Sanjuro will employ a cunning strategy. First he offers himself as a yojimbo (bodyguard) to the oyabun (boss) of one of the two gangs. Later he will also pretend to be working for the other gang as an infiltrator. And so, little by little, he will sabotage both gangs from the inside…
Commentary
This masterpiece of the chambara genre and of cinema in general starts from a simple yet very effective approach. The film would give rise to a sequel, “Sanjuro” (directed by Kurosawa the following year). The success of the film went beyond Japanese borders, becoming very popular in the West. The Italian filmmaker Sergio Leone made a free adaptation of “Yojimbo” as a western: “For a Fistful of Dollars” (1964). There is no doubt that samurai (or chambara) and western movies have countless parallels, and stories set in the Tokugawa era and with a lone ronin as the main character can be perfectly extrapolated to the context of the “Wild West” with a wandering gunslinger as the main figure (and by the way, both chambara and westerns are usually set in the same era, in the decades of the ’60s and ’70s of the nineteenth century).

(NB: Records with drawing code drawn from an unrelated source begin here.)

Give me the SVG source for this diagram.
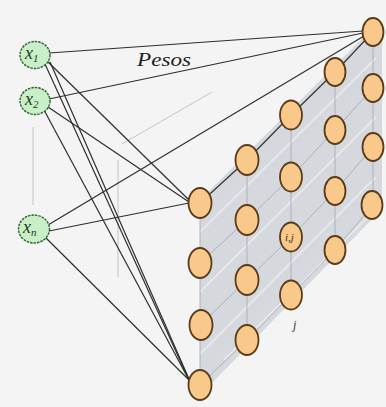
<svg xmlns="http://www.w3.org/2000/svg" width="386" height="407" viewBox="0 0 386 407">
  <style>
    .bg { fill: #f4f4f4; }
    .plane { fill: #d5d8dd; }
    .grid { stroke: #a9adb3; stroke-width: 0.9; fill: none; }
    .stripe { stroke: #e6e8eb; stroke-width: 2; fill: none; }
    .faint { stroke: #c4c4c4; stroke-width: 1; fill: none; }
    .edge { stroke: #3a3a3a; stroke-width: 1.3; fill: none; }
    .wire { stroke: #2e2e2e; stroke-width: 1.2; fill: none; }
    .input { fill: #c8efc8; stroke: #2f5e2f; stroke-width: 1.4; stroke-dasharray: 2.5 1; }
    .unit { fill: #f8c98b; stroke: #5c3b18; stroke-width: 1.8; }
    .lbl { font-family: "Liberation Serif", "DejaVu Serif", serif; font-style: italic; fill: #1f3a1f; }
  </style>

  <rect class="bg" x="0" y="0" width="386" height="407"/>

  <!-- output layer plane -->
  <g id="plane">
    <polygon class="plane" points="200,200 374,27 382,36 382,209 207,388 200,386"/>
    <!-- light stripes across the plane -->
    <path class="stripe" d="M200,232 L376,58 M200,292 L376,117 M200,354 L376,177 M224,360 L380,205"/>
    <!-- columns -->
    <path class="grid" d="M200,203 V385 M247,160 V340 M291,115 V295 M335,72 V250 M373,32 V205"/>
    <!-- rows -->
    <path class="grid" d="M200,263 L247,220 L291,177 L335,130 L373,88 M200,325 L247,280 L291,237 L335,191 L373,147 M200,385 L247,340 L291,295 L335,250 L373,205"/>
    <!-- top edge -->
    <path class="edge" d="M200,203 L247,160 L291,115 L335,72 L373,32"/>
  </g>

  <!-- faint background frame lines -->
  <g id="frame">
    <path class="faint" d="M118,160 V277 M122,144 L212,92"/>
    <path class="faint" d="M33,127 V205"/>
  </g>

  <!-- weight connections -->
  <g id="connectors">
    <path class="wire" d="M49,53 L363,31"/>
    <path class="wire" d="M49,99 L363,33"/>
    <path class="wire" d="M48,225 L364,36"/>
    <path class="wire" d="M47,61 L189,200"/>
    <path class="wire" d="M48,107 L189,202"/>
    <path class="wire" d="M49,231 L189,203"/>
    <path class="wire" d="M45,64 L189,380"/>
    <path class="wire" d="M50,62 L189,379"/>
    <path class="wire" d="M44,110 L189,380"/>
    <path class="wire" d="M46,238 L189,380"/>
  </g>

  <text class="lbl" x="137" y="66" font-size="19" textLength="54" lengthAdjust="spacingAndGlyphs" style="fill:#1e1e1e">Pesos</text>

  <!-- input nodes -->
  <g id="x1">
    <ellipse class="input" cx="35" cy="55" rx="15" ry="13.5"/>
    <text class="lbl" x="25" y="59" font-size="18">x<tspan font-size="11" dy="3">1</tspan></text>
  </g>
  <g id="x2">
    <ellipse class="input" cx="35" cy="101" rx="15" ry="13.5"/>
    <text class="lbl" x="25" y="105" font-size="18">x<tspan font-size="11" dy="3">2</tspan></text>
  </g>
  <g id="xn">
    <ellipse class="input" cx="34" cy="229" rx="15.5" ry="14"/>
    <text class="lbl" x="23" y="233" font-size="18">x<tspan font-size="11" dy="3">n</tspan></text>
  </g>

  <!-- output units, column by column -->
  <g id="c1">
    <ellipse class="unit" cx="200" cy="203" rx="11.5" ry="15"/>
    <ellipse class="unit" cx="200" cy="263" rx="11.5" ry="15"/>
    <ellipse class="unit" cx="201" cy="325" rx="11.5" ry="15"/>
    <ellipse class="unit" cx="200" cy="385" rx="11.5" ry="15"/>
  </g>
  <g id="c2">
    <ellipse class="unit" cx="247" cy="160" rx="11.5" ry="15"/>
    <ellipse class="unit" cx="247" cy="220" rx="11.5" ry="15"/>
    <ellipse class="unit" cx="247" cy="280" rx="11.5" ry="15"/>
    <ellipse class="unit" cx="247" cy="340" rx="11.5" ry="15"/>
  </g>
  <g id="c3">
    <ellipse class="unit" cx="291" cy="115" rx="11" ry="14.5"/>
    <ellipse class="unit" cx="291" cy="177" rx="11" ry="14.5"/>
    <ellipse class="unit" cx="291" cy="237" rx="11" ry="14.5"/>
    <ellipse class="unit" cx="291" cy="295" rx="11" ry="14.5"/>
    <text class="lbl" x="285" y="241" font-size="11" style="fill:#4a2e10">i,j</text>
  </g>
  <g id="c4">
    <ellipse class="unit" cx="335" cy="72" rx="10.5" ry="14"/>
    <ellipse class="unit" cx="335" cy="130" rx="10.5" ry="14"/>
    <ellipse class="unit" cx="335" cy="191" rx="10.5" ry="14"/>
    <ellipse class="unit" cx="335" cy="250" rx="10.5" ry="14"/>
  </g>
  <g id="c5">
    <ellipse class="unit" cx="373" cy="32" rx="10.5" ry="14"/>
    <ellipse class="unit" cx="373" cy="88" rx="10.5" ry="14"/>
    <ellipse class="unit" cx="373" cy="147" rx="10.5" ry="14"/>
    <ellipse class="unit" cx="372" cy="205" rx="10.5" ry="14"/>
  </g>

  <text class="lbl" x="293" y="329" font-size="12" style="fill:#333">j</text>
</svg>
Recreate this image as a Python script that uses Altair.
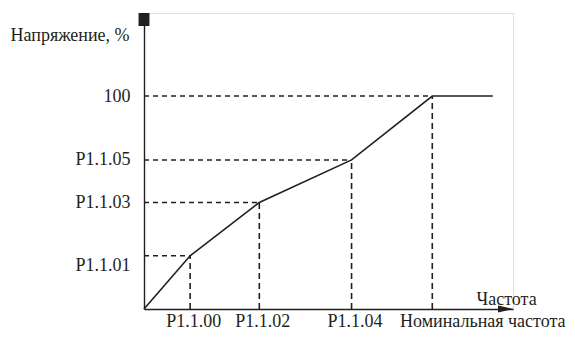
import altair as alt
import pandas as pd

# V/f curve breakpoints: frequency (% of nominal) and voltage (%)
freq = [0, 16, 40, 72, 100, 121]
volt = [0, 25, 50, 70, 100, 100]

x_ticks = [16, 40, 72, 100]
x_labels = ["P1.1.00", "P1.1.02", "P1.1.04", "Номинальная частота"]
y_ticks = [25, 50, 70, 100]
y_labels = ["P1.1.01", "P1.1.03", "P1.1.05", "100"]

x_title = "Частота"
y_title = "Напряжение, %"

x_max = 128
y_max = 139

FONT = "'Liberation Serif', 'Times New Roman', 'DejaVu Serif', serif"
INK = "#231f20"


def label_expr(vals, labs):
    expr = "''"
    for v, l in reversed(list(zip(vals, labs))):
        expr = f"datum.value == {v} ? '{l}' : {expr}"
    return expr


curve = pd.DataFrame({"f": freq, "v": volt})
guides = pd.DataFrame({"f": freq[1:5], "v": volt[1:5], "f0": 0, "v0": 0})
xend = pd.DataFrame({"f": [x_max], "v": [0]})
yend = pd.DataFrame({"f": [0], "v": [y_max]})

xscale = alt.Scale(domain=[0, x_max], nice=False, zero=True)
yscale = alt.Scale(domain=[0, y_max], nice=False, zero=True)

xaxis = alt.Axis(
    values=x_ticks,
    labelExpr=label_expr(x_ticks, x_labels),
    grid=False, ticks=False, domain=True, domainColor=INK, domainWidth=1.4,
    labelFont=FONT, labelFontSize=18, labelColor=INK, labelPadding=17,
    labelBaseline="alphabetic",
    labelOverlap=False, labelFlush=False, labelBound=False,
    labelOffset={"condition": {"test": "datum.value == 100", "value": 50}, "value": 3},
    title=x_title, titleFont=FONT, titleFontSize=18, titleFontWeight="normal",
    titleColor=INK, titleAlign="left", titleBaseline="alphabetic",
    titleAnchor="start", titleX=332, titleY=-5,
)
yaxis = alt.Axis(
    values=y_ticks,
    labelExpr=label_expr(y_ticks, y_labels),
    grid=False, ticks=False, domain=True, domainColor=INK, domainWidth=1.4,
    labelFont=FONT, labelFontSize=18, labelColor=INK, labelPadding=14,
    labelOverlap=False, labelFlush=False, labelBound=False,
    labelOffset={"condition": {"test": "datum.value == 25", "value": 10}, "value": 0},
    title=y_title, titleFont=FONT, titleFontSize=18, titleFontWeight="normal",
    titleColor=INK, titleAngle=0, titleAlign="left", titleBaseline="alphabetic",
    titleX=-134, titleY=27,
)


def X(field):
    return alt.X(field, type="quantitative", scale=xscale, axis=xaxis)


def Y(field):
    return alt.Y(field, type="quantitative", scale=yscale, axis=yaxis)


hdash = alt.Chart(guides).mark_rule(color=INK, strokeWidth=1.6, strokeDash=[5, 4]).encode(
    x=X("f0"), x2="f", y=Y("v")
)
vdash = alt.Chart(guides).mark_rule(color=INK, strokeWidth=1.6, strokeDash=[6, 4]).encode(
    x=X("f"), y=Y("v0"), y2="v"
)
line = alt.Chart(curve).mark_line(color=INK, strokeWidth=1.6).encode(
    x=X("f"), y=Y("v")
)
arrow = alt.Chart(xend).mark_point(
    shape="M-2,-0.47L0,0L-2,0.47Z", filled=True, color=INK, opacity=1, size=225
).encode(x=X("f"), y=Y("v"))
square = alt.Chart(yend).mark_point(
    shape="M-0.42,0L0.42,0L0.42,1L-0.42,1Z", filled=True, color=INK, opacity=1, size=676
).encode(x=X("f"), y=Y("v"))

chart = alt.layer(hdash, vdash, line, arrow, square).properties(
    width=369, height=296,
    autosize=alt.AutoSizeParams(type="none"),
    padding={"left": 136, "top": 5, "right": 54, "bottom": 21},
).configure_view(stroke=None).configure(background="white")

chart.save("out.html", embed_options={"renderer": "svg", "actions": False})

“For a Fistful of Dollars”, the first of Leone’s famous dollar trilogy, launched Clint Eastwood to stardom, who in the Italo-western shot in Almeria has the same role as Toshiro Mifune in the ‘Yojimbo’ we are dealing with: pitting criminals against each other, decimating the gangs, clearing the town of evildoers, and (of course) making some personal financial gain. That is, no more and no less, the plot of the film. A very simple and effective story, as I mentioned before.
Kurosawa would denounce Leone (who saw his own film as a tribute to the Japanese master) for plagiarism, since the Italian did not pay royalties. But the truth is that Kurosawa and his screenwriter Ryuzo Kikushima were not too original either, since novels with a very similar story had already been written before (for example “Red Harvest”, by Dashiell Hammet, published in 1929).
Besides Mifune, Kurosawa’s favorite actor, Tatsuya Nakadai – whom we saw in the highly recommended “Harakiri” (1962) or in “Kwaidan” (1964) both by Masaki Kobayashi – also stands out as one of the swordsmen. In the cast we also find Takashi Shimura – who appears in “The Seven Samurai” (1954), also by Kurosawa (a film about which, by the way, a western remake would also be made: “The Magnificent Seven” by John Sturges, filmed in 1960). In a supporting role we see Ko Nishimura, an actor who would later become known in the “Kamisori Hanzo” trilogy starring Shintaro Katsu.